WHAT YOU WILL DO -
Reproduce exactly, with no pictures, each line from the opening of the material down through the line containing "0.02, 0.02, 0.02, 0.02, 0.02, 0.02, 0.01, 0.01]".

GIVEN DATA -
┄┄┄┄┄┄┄┄┄┄

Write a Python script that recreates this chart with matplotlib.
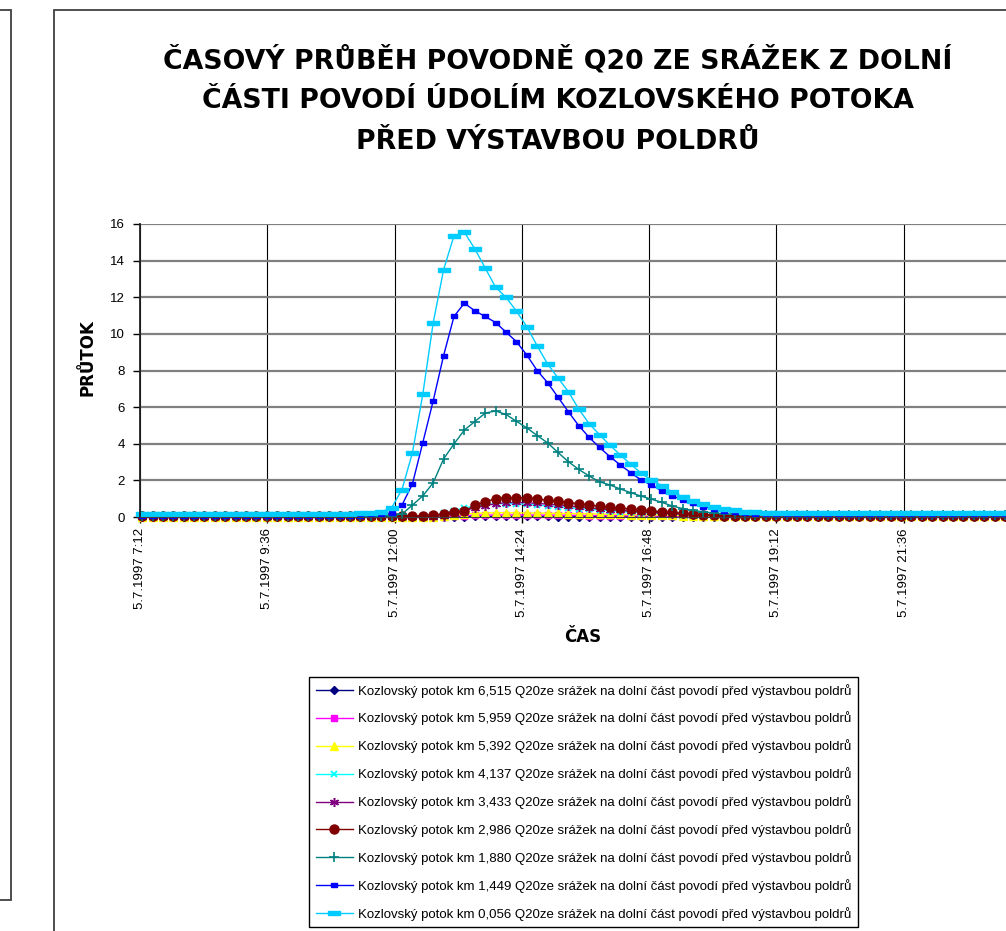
import numpy as np
import matplotlib
matplotlib.use("Agg")
import matplotlib.pyplot as plt
from matplotlib.patches import Rectangle
from matplotlib.ticker import FuncFormatter, MultipleLocator

# cas prvniho bodu [h] a krok [h]
T0 = 7.24
DT = 0.196

km_labels = ["6,515", "5,959", "5,392", "4,137", "3,433", "2,986", "1,880", "1,449", "0,056"]

q_6515 = [0.0] * 30 + [0.01, 0.02, 0.03, 0.03, 0.03, 0.03, 0.03, 0.03, 0.03, 0.03,
                       0.02, 0.02, 0.02, 0.02, 0.02, 0.02, 0.01, 0.01] + [0.0] * 37

q_5959 = [0.01] * 30 + [0.05, 0.08, 0.1, 0.1, 0.11, 0.11, 0.11, 0.11, 0.1, 0.1,
                        0.1, 0.09, 0.09, 0.08, 0.08, 0.07, 0.07, 0.06, 0.06, 0.05,
                        0.05, 0.05, 0.04, 0.04] + [0.03] * 31

q_5392 = [0.01] * 29 + [0.05, 0.1, 0.16, 0.2, 0.22, 0.23, 0.23, 0.23, 0.22, 0.22,
                        0.21, 0.2, 0.19, 0.18, 0.17, 0.16, 0.15, 0.14, 0.13, 0.12,
                        0.11, 0.1, 0.09, 0.08, 0.06, 0.05, 0.04] + [0.03] * 29

q_4137 = [0.02] * 28 + [0.06, 0.2, 0.35, 0.5, 0.6, 0.68, 0.72, 0.73, 0.72, 0.69,
                        0.65, 0.6, 0.56, 0.51, 0.46, 0.42, 0.38, 0.34, 0.3, 0.27,
                        0.24, 0.21, 0.18, 0.16, 0.13, 0.11, 0.09] + [0.07] * 30

q_3433 = [0.02] * 29 + [0.08, 0.2, 0.35, 0.5, 0.62, 0.72, 0.78, 0.8, 0.78, 0.74,
                        0.7, 0.65, 0.6, 0.54, 0.49, 0.44, 0.4, 0.36, 0.32, 0.28,
                        0.25, 0.22, 0.19, 0.16, 0.13, 0.11, 0.09] + [0.07] * 29

q_2986 = [0.03] * 25 + [0.05, 0.06, 0.07, 0.1, 0.18, 0.3, 0.32, 0.63, 0.84, 0.99,
                        1.06, 1.05, 1.04, 0.98, 0.92, 0.86, 0.79, 0.73, 0.66, 0.58,
                        0.52, 0.48, 0.44, 0.38, 0.33, 0.29, 0.25, 0.2, 0.16, 0.13,
                        0.1, 0.08] + [0.06] * 28

q_1880 = [0.05] * 24 + [0.08, 0.16, 0.65, 1.15, 1.87, 3.17, 3.99, 4.75, 5.21, 5.67,
                        5.79, 5.6, 5.23, 4.87, 4.45, 4.05, 3.53, 3.02, 2.6, 2.24,
                        1.92, 1.75, 1.53, 1.33, 1.14, 0.97, 0.8, 0.6, 0.46, 0.36,
                        0.28, 0.22, 0.17, 0.14, 0.12] + [0.1] * 26

q_1449 = [0.08] * 22 + [0.1, 0.14, 0.23, 0.65, 1.8, 4.06, 6.34, 8.81, 10.95, 11.68,
                        11.26, 10.95, 10.62, 10.1, 9.58, 8.85, 8.0, 7.34, 6.55, 5.75,
                        4.99, 4.35, 3.8, 3.3, 2.84, 2.42, 2.02, 1.75, 1.42, 1.16,
                        0.93, 0.75, 0.56, 0.44, 0.35, 0.26, 0.2, 0.17, 0.15] + [0.13] * 24

q_0056 = [0.15] * 19 + [0.17, 0.18, 0.2, 0.22, 0.28, 0.5, 1.5, 3.5, 6.7, 10.6,
                        13.5, 15.35, 15.55, 14.65, 13.6, 12.55, 12.0, 11.25, 10.4, 9.35,
                        8.36, 7.6, 6.85, 5.9, 5.1, 4.5, 3.92, 3.39, 2.88, 2.4,
                        2.02, 1.7, 1.37, 1.1, 0.88, 0.7, 0.55, 0.44, 0.36, 0.3,
                        0.26, 0.23] + [0.2] * 24

series = [q_6515, q_5959, q_5392, q_4137, q_3433, q_2986, q_1880, q_1449, q_0056]

DASH_SHORT = [(-1, -0.5), (1, -0.5), (1, 0.5), (-1, 0.5), (-1, -0.5)]
DASH_LONG = [(-1, -0.28), (1, -0.28), (1, 0.28), (-1, 0.28), (-1, -0.28)]

styles = [
    dict(color="#000080", marker="D", ms=4.5),
    dict(color="#FF00FF", marker="s", ms=4.5),
    dict(color="#FFFF00", marker="^", ms=6),
    dict(color="#00FFFF", marker="x", ms=5, mew=1.3),
    dict(color="#800080", marker=(6, 2, 0), ms=6.5, mew=1.1),
    dict(color="#800000", marker="o", ms=6.5),
    dict(color="#008080", marker="+", ms=7, mew=1.2),
    dict(color="#0000FF", marker=DASH_SHORT, ms=4.5),
    dict(color="#00CCFF", marker=DASH_LONG, ms=8),
]


def fmt_time(h, pos):
    if h > 22:
        return ""
    hh = int(h + 1e-6)
    mm = int(round((h - hh) * 60))
    return f"5.7.1997 {hh}:{mm:02d}"


def main():
    W, H = 1006, 931
    fig = plt.figure(figsize=(W / 100, H / 100), dpi=100)

    # ramecky (levy panel a oblast grafu)
    fig.patches.append(Rectangle((-0.1, (H - 900) / H), 0.1 + 11 / W, 890 / H,
                                 transform=fig.transFigure, fill=False,
                                 ec="#404040", lw=1.3))
    fig.patches.append(Rectangle((54 / W, -0.1), 1.2, (H - 10) / H + 0.1,
                                 transform=fig.transFigure, fill=False,
                                 ec="#404040", lw=1.3))

    ax = fig.add_axes([140 / W, (H - 517) / H, (1031 - 140) / W, (517 - 224) / H])

    n = len(q_0056)
    t = T0 + DT * np.arange(n)

    for km, q, st in zip(km_labels, series, styles):
        ax.plot(t, q, lw=1.0, clip_on=False, mec=st["color"], mfc=st["color"],
                label=f"Kozlovský potok km {km} Q20ze srážek na dolní část povodí před výstavbou poldrů",
                **st)

    ax.set_xlim(7.2, 24.0)
    ax.set_ylim(0, 16)
    ax.xaxis.set_major_locator(MultipleLocator(2.4))
    ax.xaxis.set_major_formatter(FuncFormatter(fmt_time))
    ax.yaxis.set_major_locator(MultipleLocator(2))

    ax.grid(axis="y", color="#808080", lw=1.6)
    ax.grid(axis="x", color="black", lw=0.8)
    ax.set_axisbelow(True)

    for s in ["top", "right"]:
        ax.spines[s].set_visible(False)
    ax.spines["left"].set_color("#202020")
    ax.spines["left"].set_linewidth(1.3)
    ax.spines["bottom"].set_color("#404040")

    ax.tick_params(axis="y", direction="out", length=5, width=1, pad=6,
                   labelsize=9.5)
    ax.tick_params(axis="x", direction="out", length=4, width=1, pad=4,
                   labelsize=9.5, labelrotation=90)
    for lab in ax.get_xticklabels() + ax.get_yticklabels():
        lab.set_fontfamily("Liberation Sans")

    fig.text(88 / W, 1 - 358 / H, "PRŮTOK", rotation=90, ha="center", va="center",
             fontsize=12, fontweight="bold", family="DejaVu Sans")
    fig.text(583 / W, 1 - 637 / H, "ČAS", ha="center", va="center",
             fontsize=12, fontweight="bold", family="DejaVu Sans")

    title = ["ČASOVÝ PRŮBĚH POVODNĚ Q20 ZE SRÁŽEK Z DOLNÍ",
             "ČÁSTI POVODÍ ÚDOLÍM KOZLOVSKÉHO POTOKA",
             "PŘED VÝSTAVBOU POLDRŮ"]
    for k, line in enumerate(title):
        fig.text(558 / W, 1 - (60 + 41 * k) / H, line, ha="center", va="center",
                 fontsize=19.3, fontweight="bold", family="DejaVu Sans")

    leg = fig.legend(loc="upper left", bbox_to_anchor=(309 / W, 1 - 677 / H),
                     prop={"family": "Liberation Sans", "size": 9.5},
                     handlelength=2.8, handletextpad=0.4, labelspacing=1.06,
                     borderpad=0.5, numpoints=1, fancybox=False, framealpha=1,
                     edgecolor="black", borderaxespad=0)
    leg.get_frame().set_linewidth(1.0)

    fig.savefig("out.png", dpi=100)


if __name__ == "__main__":
    main()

┄┄┄┄┄┄┄┄┄┄

PROBLEM SOLUTION -
Write a Python script that recreates this chart with matplotlib.
import numpy as np
import matplotlib
matplotlib.use("Agg")
import matplotlib.pyplot as plt
from matplotlib.patches import Rectangle
from matplotlib.ticker import FuncFormatter, MultipleLocator

# cas prvniho bodu [h] a krok [h]
T0 = 7.24
DT = 0.196

km_labels = ["6,515", "5,959", "5,392", "4,137", "3,433", "2,986", "1,880", "1,449", "0,056"]

q_6515 = [0.0] * 30 + [0.01, 0.02, 0.03, 0.03, 0.03, 0.03, 0.03, 0.03, 0.03, 0.03,
                       0.02, 0.02, 0.02, 0.02, 0.02, 0.02, 0.01, 0.01] + [0.0] * 37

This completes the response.